Work to be completed:
Repeat the material verbatim. Images are excluded from the copy.
— Start Source data —
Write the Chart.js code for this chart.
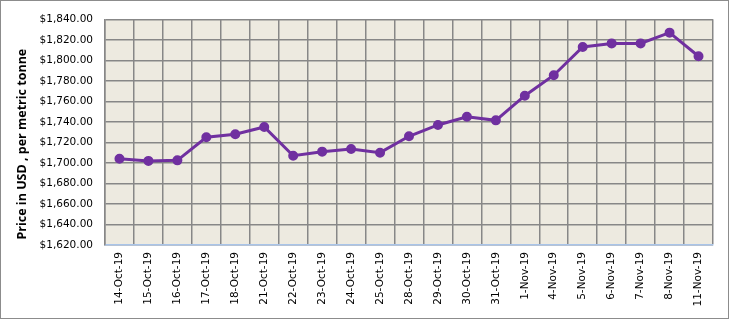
<!DOCTYPE html>
<html lang="en">
<head>
    <meta charset="UTF-8">
    <title>Price chart</title>
    <script src="https://cdn.jsdelivr.net/npm/chart.js@4"></script>
    <style>
        html, body { margin: 0; padding: 0; background: #fff; }
        #wrap {
            position: relative;
            width: 727px;
            height: 317px;
            border: 1px solid #8c8c8c;
        }
        #priceChart { position: absolute; left: 0; top: 0; }
    </style>
</head>
<body>
    <div id="wrap">
        <canvas id="priceChart" width="727" height="317"></canvas>
    </div>

    <script>
        // dates on the x axis
        const dates = ['14-Oct-19', '15-Oct-19', '16-Oct-19', '17-Oct-19', '18-Oct-19', '21-Oct-19',
            '22-Oct-19', '23-Oct-19', '24-Oct-19', '25-Oct-19', '28-Oct-19', '29-Oct-19', '30-Oct-19',
            '31-Oct-19', '1-Nov-19', '4-Nov-19', '5-Nov-19', '6-Nov-19', '7-Nov-19', '8-Nov-19', '11-Nov-19'];

        // price, USD per metric tonne
        const prices = [1704, 1702, 1702.5, 1725, 1728, 1735, 1707, 1711, 1713.5, 1710, 1726, 1737,
            1745, 1741.5, 1765.5, 1785.5, 1813, 1816.5, 1816.5, 1827, 1804];

        const yMin = 1620;
        const yMax = 1840;
        const yStep = 20;
        const yTitle = 'Price in USD , per metric tonne';

        // fill the plot area with the beige background
        const plotBackground = {
            id: 'plotBackground',
            beforeDraw(chart) {
                const a = chart.chartArea;
                const ctx = chart.ctx;
                ctx.save();
                ctx.fillStyle = '#edeae0';
                ctx.fillRect(a.left, a.top, a.right - a.left, a.bottom - a.top);
                ctx.restore();
            }
        };

        // y title sits a bit below the middle of the axis, like the excel original
        const yTitlePlugin = {
            id: 'yTitlePlugin',
            afterDraw(chart) {
                const a = chart.chartArea;
                const ctx = chart.ctx;
                ctx.save();
                ctx.translate(21, (a.top + a.bottom) / 2 + 12);
                ctx.rotate(-Math.PI / 2);
                ctx.font = 'bold 12.5px "Open Sans"';
                ctx.fillStyle = '#000';
                ctx.textAlign = 'center';
                ctx.textBaseline = 'middle';
                ctx.fillText(yTitle, 0, 0);
                ctx.restore();
            }
        };

        const tickFont = { family: 'DejaVu Sans', size: 10.5 };

        new Chart(document.getElementById('priceChart'), {
            type: 'line',
            data: {
                labels: dates,
                datasets: [{
                    data: prices,
                    borderColor: '#7030a0',
                    backgroundColor: '#7030a0',
                    borderWidth: 3,
                    pointRadius: 3.5,
                    pointHoverRadius: 3.5,
                    tension: 0
                }]
            },
            options: {
                responsive: false,
                animation: false,
                layout: { padding: { top: 13, right: 15, left: 0, bottom: 0 } },
                plugins: {
                    legend: { display: false },
                    tooltip: { enabled: false }
                },
                scales: {
                    x: {
                        offset: true,
                        grid: { offset: true, color: '#878787', lineWidth: 1.5, drawTicks: false },
                        border: { color: '#a9c4e8', width: 1.5 },
                        ticks: {
                            color: '#000',
                            font: tickFont,
                            minRotation: 90,
                            maxRotation: 90,
                            autoSkip: false,
                            padding: 7
                        },
                        afterFit(axis) { axis.height = 73; }
                    },
                    y: {
                        min: yMin,
                        max: yMax,
                        grid: { color: '#878787', lineWidth: 1.5, drawTicks: false },
                        border: { color: '#878787', width: 1.5 },
                        ticks: {
                            stepSize: yStep,
                            color: '#000',
                            font: tickFont,
                            padding: 12,
                            callback: v => '$' + v.toLocaleString('en-US', { minimumFractionDigits: 2, maximumFractionDigits: 2 })
                        },
                        afterFit(axis) { axis.width = 104; }
                    }
                }
            },
            plugins: [plotBackground, yTitlePlugin]
        });
    </script>
</body>
</html>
— End Source data —
Response for this exercise:
Write the Chart.js code for this chart.
<!DOCTYPE html>
<html lang="en">
<head>
    <meta charset="UTF-8">
    <title>Price chart</title>
    <script src="https://cdn.jsdelivr.net/npm/chart.js@4"></script>
    <style>
        html, body { margin: 0; padding: 0; background: #fff; }
        #wrap {
            position: relative;
            width: 727px;
            height: 317px;
            border: 1px solid #8c8c8c;
        }
        #priceChart { position: absolute; left: 0; top: 0; }
    </style>
</head>
<body>
    <div id="wrap">
        <canvas id="priceChart" width="727" height="317"></canvas>
    </div>

    <script>
        // dates on the x axis
        const dates = ['14-Oct-19', '15-Oct-19', '16-Oct-19', '17-Oct-19', '18-Oct-19', '21-Oct-19',
            '22-Oct-19', '23-Oct-19', '24-Oct-19', '25-Oct-19', '28-Oct-19', '29-Oct-19', '30-Oct-19',
            '31-Oct-19', '1-Nov-19', '4-Nov-19', '5-Nov-19', '6-Nov-19', '7-Nov-19', '8-Nov-19', '11-Nov-19'];

        // price, USD per metric tonne
        const prices = [1704, 1702, 1702.5, 1725, 1728, 1735, 1707, 1711, 1713.5, 1710, 1726, 1737,
            1745, 1741.5, 1765.5, 1785.5, 1813, 1816.5, 1816.5, 1827, 1804];

        const yMin = 1620;
        const yMax = 1840;
        const yStep = 20;
        const yTitle = 'Price in USD , per metric tonne';

        // fill the plot area with the beige background
        const plotBackground = {
            id: 'plotBackground',
            beforeDraw(chart) {
                const a = chart.chartArea;
                const ctx = chart.ctx;
                ctx.save();
                ctx.fillStyle = '#edeae0';
                ctx.fillRect(a.left, a.top, a.right - a.left, a.bottom - a.top);
                ctx.restore();
            }
        };

        // y title sits a bit below the middle of the axis, like the excel original
        const yTitlePlugin = {
            id: 'yTitlePlugin',
            afterDraw(chart) {
                const a = chart.chartArea;
                const ctx = chart.ctx;
                ctx.save();
                ctx.translate(21, (a.top + a.bottom) / 2 + 12);
                ctx.rotate(-Math.PI / 2);
                ctx.font = 'bold 12.5px "Open Sans"';
                ctx.fillStyle = '#000';
                ctx.textAlign = 'center';
                ctx.textBaseline = 'middle';
                ctx.fillText(yTitle, 0, 0);
                ctx.restore();
            }
        };

        const tickFont = { family: 'DejaVu Sans', size: 10.5 };

        new Chart(document.getElementById('priceChart'), {
            type: 'line',
            data: {
                labels: dates,
                datasets: [{
                    data: prices,
                    borderColor: '#7030a0',
                    backgroundColor: '#7030a0',
                    borderWidth: 3,
                    pointRadius: 3.5,
                    pointHoverRadius: 3.5,
                    tension: 0
                }]
            },
            options: {
                responsive: false,
                animation: false,
                layout: { padding: { top: 13, right: 15, left: 0, bottom: 0 } },
                plugins: {
                    legend: { display: false },
                    tooltip: { enabled: false }
                },
                scales: {
                    x: {
                        offset: true,
                        grid: { offset: true, color: '#878787', lineWidth: 1.5, drawTicks: false },
                        border: { color: '#a9c4e8', width: 1.5 },
                        ticks: {
                            color: '#000',
                            font: tickFont,
                            minRotation: 90,
                            maxRotation: 90,
                            autoSkip: false,
                            padding: 7
                        },
                        afterFit(axis) { axis.height = 73; }
                    },
                    y: {
                        min: yMin,
                        max: yMax,
                        grid: { color: '#878787', lineWidth: 1.5, drawTicks: false },
                        border: { color: '#878787', width: 1.5 },
                        ticks: {
                            stepSize: yStep,
                            color: '#000',
                            font: tickFont,
                            padding: 12,
                            callback: v => '$' + v.toLocaleString('en-US', { minimumFractionDigits: 2, maximumFractionDigits: 2 })
                        },
                        afterFit(axis) { axis.width = 104; }
                    }
                }
            },
            plugins: [plotBackground, yTitlePlugin]
        });
    </script>
</body>
</html>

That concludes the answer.